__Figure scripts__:
Start
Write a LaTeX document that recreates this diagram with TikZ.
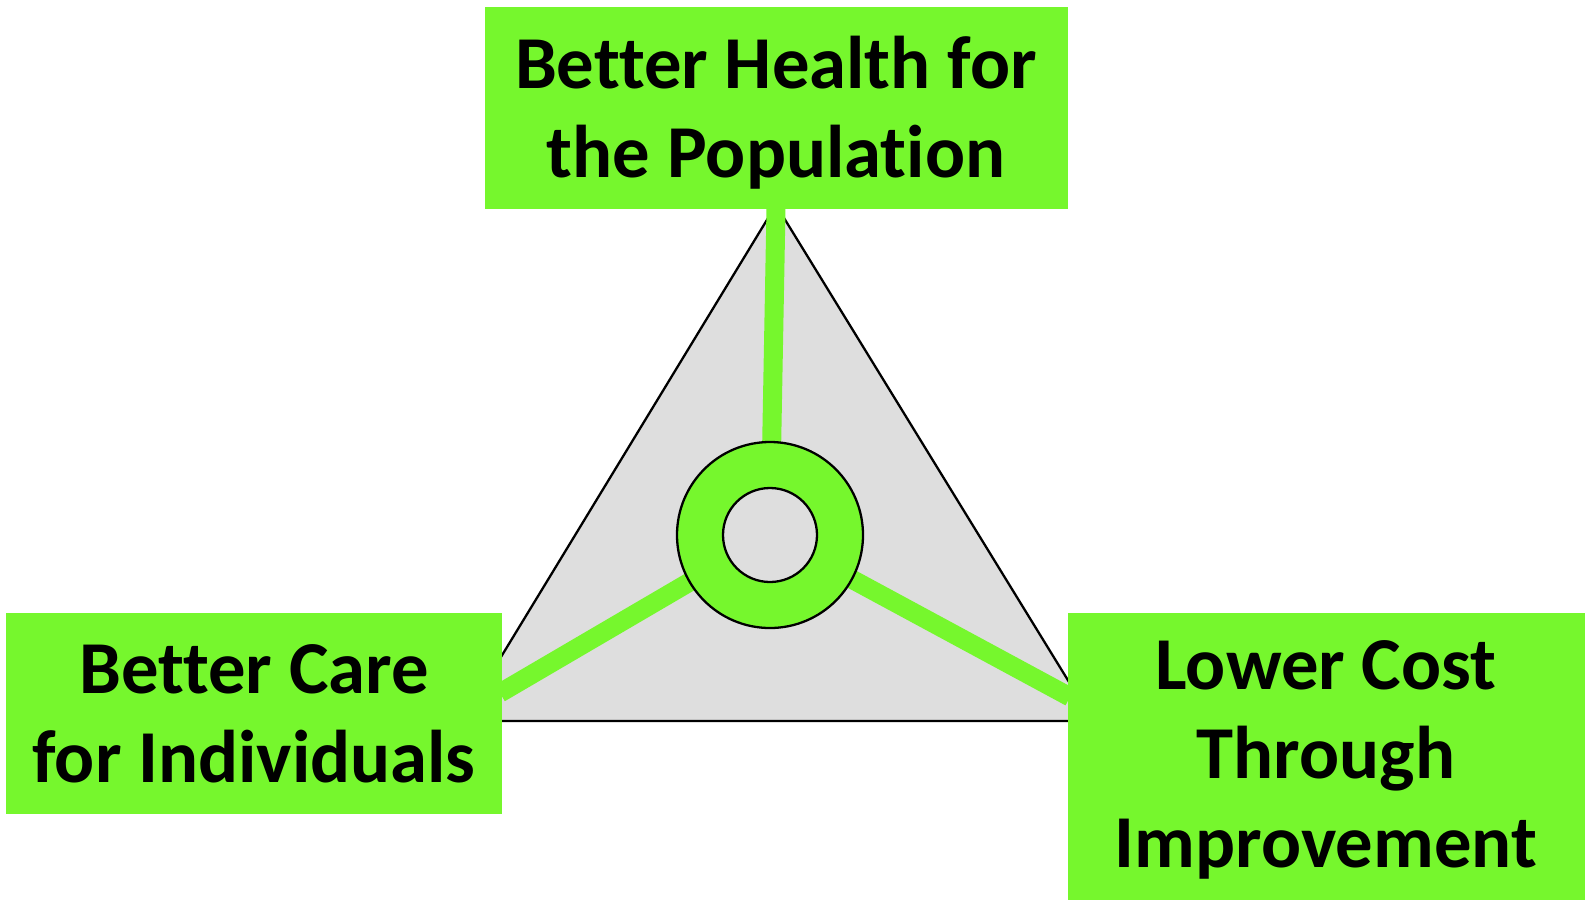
\documentclass[tikz,border=0pt]{standalone}
\usepackage{fontspec}
\setmainfont[Ligatures=NoCommon]{Carlito}
\definecolor{vgreen}{RGB}{118,247,45}
\definecolor{tgray}{RGB}{222,222,222}
\begin{document}
\begin{tikzpicture}[x=0.02cm,y=-0.02cm,
  gbox/.style={fill=vgreen,draw=none,inner sep=0pt,align=center,
    font=\fontsize{42.5}{50.5}\selectfont\bfseries},
  band/.style={draw=vgreen,line width=19*0.02cm}]
\useasboundingbox (0,0) rectangle (1585,900);
\fill[white] (0,0) rectangle (1585,900);
% triangle
\coordinate (A) at (776,205);
\coordinate (B) at (462,721);
\coordinate (C) at (1093,721);
\draw[fill=tgray,line width=1.3pt] (A) -- (B) -- (C) -- cycle;
% center
\coordinate (O) at (770,535);
\coordinate (topend) at (776,208);
\coordinate (leftend) at (500,693);
\coordinate (rightend) at (1070,697);
\draw[band] (O) -- (topend);
\draw[band] (O) -- (leftend);
\draw[band] (O) -- (rightend);
\node[circle,draw=black,line width=1.3pt,fill=vgreen,minimum size=186*0.02cm,inner sep=0pt] (ring) at (O) {};
\node[circle,draw=black,line width=1.3pt,fill=tgray,minimum size=94*0.02cm,inner sep=0pt] (hole) at (O) {};
% boxes
\fill[vgreen] (485,7) rectangle (1068,209);
\fill[vgreen] (6,613) rectangle (502,814);
\fill[vgreen] (1068,613) rectangle (1585,900);
\node[gbox] (top) at (776,113) {Better Health for\\the Population};
\node[gbox] (left) at (254,714) {Better Care\\for Individuals};
\node[gbox] (right) at (1326,760) {Lower Cost\\Through\\Improvement};
\end{tikzpicture}
\end{document}
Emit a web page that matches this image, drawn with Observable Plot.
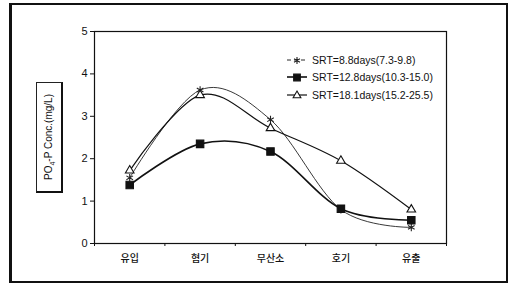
<!DOCTYPE html>
<html>
<head>
<meta charset="utf-8">
<script src="https://cdn.jsdelivr.net/npm/d3@7"></script>
<script src="https://cdn.jsdelivr.net/npm/@observablehq/plot@0.6"></script>
<style>
  body { margin: 0; background: #fff; }
  #wrap { position: relative; width: 509px; height: 285px; overflow: hidden; background: #fff; }
  #wrap svg.plot { position: absolute; left: 0; top: 0; }
  #border { position: absolute; left: 9px; top: 3px; width: 494px; height: 276px;
    border-top: 2px solid #111; border-right: 2px solid #111; border-bottom: 2px solid #111; border-left: 3px solid #111; }
  #ylab { position: absolute; left: 36px; top: 82px; width: 24px; height: 108px;
    border: 1px solid #222; border-right: 2px solid #111; border-bottom: 2px solid #111; background: #fff; }
  #ylab span { position: absolute; left: 50%; top: 50%; transform: translate(-50%, -50%) rotate(-90deg);
    white-space: nowrap; font: 10px "Liberation Sans", Arial, sans-serif; color: #111; }
  #legend { position: absolute; left: 286px; top: 51px; font: 10.5px "Liberation Sans", Arial, sans-serif; color: #111; }
  #legend .row { display: flex; align-items: center; height: 17.5px; }
  #legend svg { margin-right: 4px; }
</style>
</head>
<body>
<div id="wrap">
  <div id="border"></div>
</div>
<script>
// ---- data ----
const categories = ["유입", "혐기", "무산소", "호기", "유출"];
const seriesNames = ["SRT=8.8days(7.3-9.8)", "SRT=12.8days(10.3-15.0)", "SRT=18.1days(15.2-25.5)"];
const srt88 = [1.55, 3.62, 2.92, 0.80, 0.38];
const srt128 = [1.38, 2.35, 2.17, 0.82, 0.55];
const srt181 = [1.72, 3.50, 2.72, 1.95, 0.80];
const yTicks = [0, 1, 2, 3, 4, 5];

const seriesValues = [srt88, srt128, srt181];
const styles = [
  {symbol: "asterisk", fill: "none", stroke: "#222", sw: 0.9, r: 3.6},
  {symbol: "square", fill: "#111", stroke: "#111", sw: 1.6, r: 4.2},
  {symbol: "triangle", fill: "white", stroke: "#111", sw: 1.2, r: 3.2}
];
const rows = [];
seriesValues.forEach((vals, s) => vals.forEach((v, i) => rows.push({s, x: i + 0.5, cat: categories[i], v})));

const marks = [
  Plot.frame({stroke: "#111", strokeWidth: 1.2}),
  Plot.axisY({ticks: yTicks, tickSize: 4, tickPadding: 3, fontSize: 11, tickFormat: d3.format("d"), label: null}),
  Plot.axisX({ticks: d3.range(0, categories.length + 1), tickSize: 3, tickFormat: () => "", label: null}),
  Plot.axisX({ticks: categories.map((c, i) => i + 0.5), tickSize: 0, tickPadding: 11,
    tickFormat: d => categories[Math.round(d - 0.5)], fontSize: 10, fontWeight: 500,
    fontFamily: "'Noto Sans CJK KR', sans-serif", label: null})
];
styles.forEach((st, s) => {
  const d = rows.filter(r => r.s === s);
  marks.push(Plot.line(d, {x: "x", y: "v", curve: "cardinal", stroke: st.stroke, strokeWidth: st.sw}));
});
styles.forEach((st, s) => {
  const d = rows.filter(r => r.s === s);
  marks.push(Plot.dot(d, {x: "x", y: "v", symbol: () => st.symbol, r: st.r, fill: st.fill, stroke: st.stroke, strokeWidth: 1.1}));
});

const chart = Plot.plot({
  width: 509, height: 285,
  marginLeft: 94, marginRight: 63, marginTop: 31, marginBottom: 42,
  x: {domain: [0, categories.length], axis: null},
  y: {domain: [0, 5], axis: null},
  style: {fontFamily: "'Liberation Sans', Arial, sans-serif", color: "#111", background: "transparent"},
  marks
});
chart.classList.add("plot");
const wrap = document.getElementById("wrap");
wrap.appendChild(chart);

// y label box
const yl = document.createElement("div");
yl.id = "ylab";
yl.innerHTML = "<span>PO<sub style='font-size:7px'>4</sub>-P Conc.(mg/L)</span>";
wrap.appendChild(yl);

// legend
const lg = document.createElement("div");
lg.id = "legend";
styles.forEach((st, s) => {
  const row = document.createElement("div");
  row.className = "row";
  const type = st.symbol === "asterisk" ? d3.symbolAsterisk : st.symbol === "square" ? d3.symbolSquare : d3.symbolTriangle;
  const sym = d3.symbol(type, Math.PI * st.r * st.r * 0.8)();
  row.innerHTML = `<svg width="22" height="12"><line x1="1" x2="21" y1="6" y2="6" stroke="#111" stroke-width="${st.sw}" ${s === 0 ? 'stroke-dasharray="4,3"' : ''}/><path transform="translate(11,6.5)" d="${sym}" fill="${st.fill}" stroke="${st.stroke}" stroke-width="1.1"/></svg><span>${seriesNames[s]}</span>`;
  lg.appendChild(row);
});
wrap.appendChild(lg);
</script>
</body>
</html>
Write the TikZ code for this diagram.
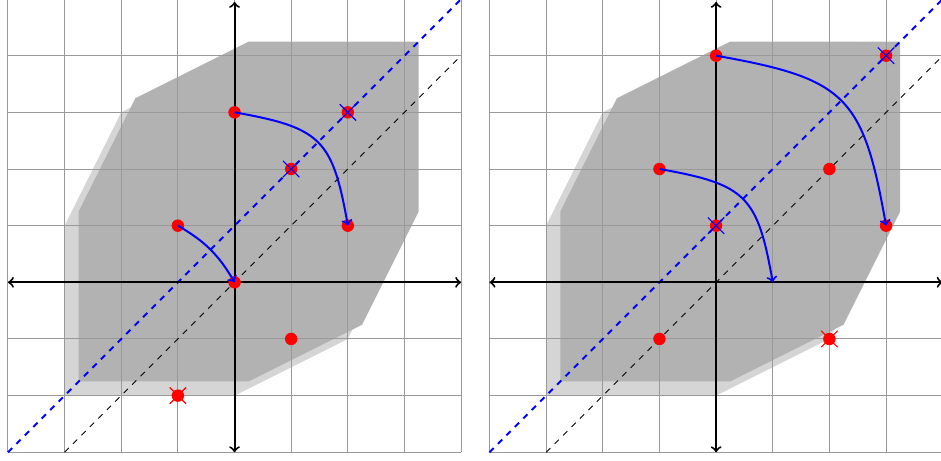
\documentclass[tikz,border=0pt]{standalone}
\usetikzlibrary{shapes.misc}
\begin{document}
\begin{tikzpicture}[
  dot/.style={circle, fill=red, inner sep=0pt, minimum size=0.22cm},
  xmark/.style={cross out, draw=#1, line width=0.55pt, inner sep=0pt, minimum size=0.27cm},
  gridl/.style={gray!80, line width=0.5pt},
  diagblue/.style={blue, dashed, line width=1pt},
  diagblack/.style={black, dashed, line width=0.45pt},
  axisline/.style={<->, line width=1pt},
  move/.style={->, blue, line width=1pt},
  lightreg/.style={fill=gray!33},
  darkreg/.style={fill=gray!60},
  region/.pic={
    \fill[lightreg] (-3,-2) -- (0,-2) -- (2,-1) -- (3,1) -- (3,4) -- (0,4) -- (-2,3) -- (-3,1) -- cycle;
    \fill[darkreg] (-2.75,-1.75) -- (0.25,-1.75) -- (2.25,-0.75) -- (3.25,1.25) -- (3.25,4.25) -- (0.25,4.25) -- (-1.75,3.25) -- (-2.75,1.25) -- cycle;
    \draw[gridl] (-4,-3) grid (4,5);
    \draw[diagblue] (-4,-3) -- (4,5);
    \draw[diagblack] (-3,-3) -- (4,4);
    \draw[axisline] (-4,0) -- (4,0);
    \draw[axisline] (0,-3) -- (0,4.95);
  }
]
\useasboundingbox (-4.14,-3.154) rectangle (12.47,4.983);
\clip (-4.14,-3.154) rectangle (12.47,4.983);

% left panel
\pic at (0,0) {region};
\node[dot] (a1) at (0,3) {};
\node[dot] (a2) at (2,3) {};
\node[dot] (a3) at (1,2) {};
\node[dot] (a4) at (2,1) {};
\node[dot] (a5) at (-1,1) {};
\node[dot] (a6) at (0,0) {};
\node[dot] (a7) at (1,-1) {};
\node[dot] (a8) at (-1,-2) {};
\node[xmark=blue] (xa2) at (a2) {};
\node[xmark=blue] (xa3) at (a3) {};
\node[xmark=red] (xa8) at (a8) {};
\draw[move] (a1.center) to[out=-10,in=100,looseness=1.4] (a4.center);
\draw[move] (a5.center) to[out=-30,in=120] (a6.center);

% right panel
\begin{scope}[xshift=8.5cm]
\pic at (0,0) {region};
\node[dot] (b1) at (0,4) {};
\node[dot] (b2) at (3,4) {};
\node[dot] (b3) at (-1,2) {};
\node[dot] (b4) at (2,2) {};
\node[dot] (b5) at (0,1) {};
\node[dot] (b6) at (3,1) {};
\node[dot] (b7) at (-1,-1) {};
\node[dot] (b8) at (2,-1) {};
\coordinate (bend) at (1,0);
\node[xmark=blue] (xb2) at (b2) {};
\node[xmark=blue] (xb5) at (b5) {};
\node[xmark=red] (xb8) at (b8) {};
\draw[move] (b1.center) to[out=-10,in=100,looseness=1.4] (b6.center);
\draw[move] (b3.center) to[out=-10,in=100,looseness=1.4] (bend);
\end{scope}
\end{tikzpicture}
\end{document}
End
__To do__:
Each line in the entries above that includes the string "with" should be extracted.

__Result of this exercise__:
Write a LaTeX document that recreates this diagram with TikZ.
Emit a web page that matches this image, drawn with Observable Plot.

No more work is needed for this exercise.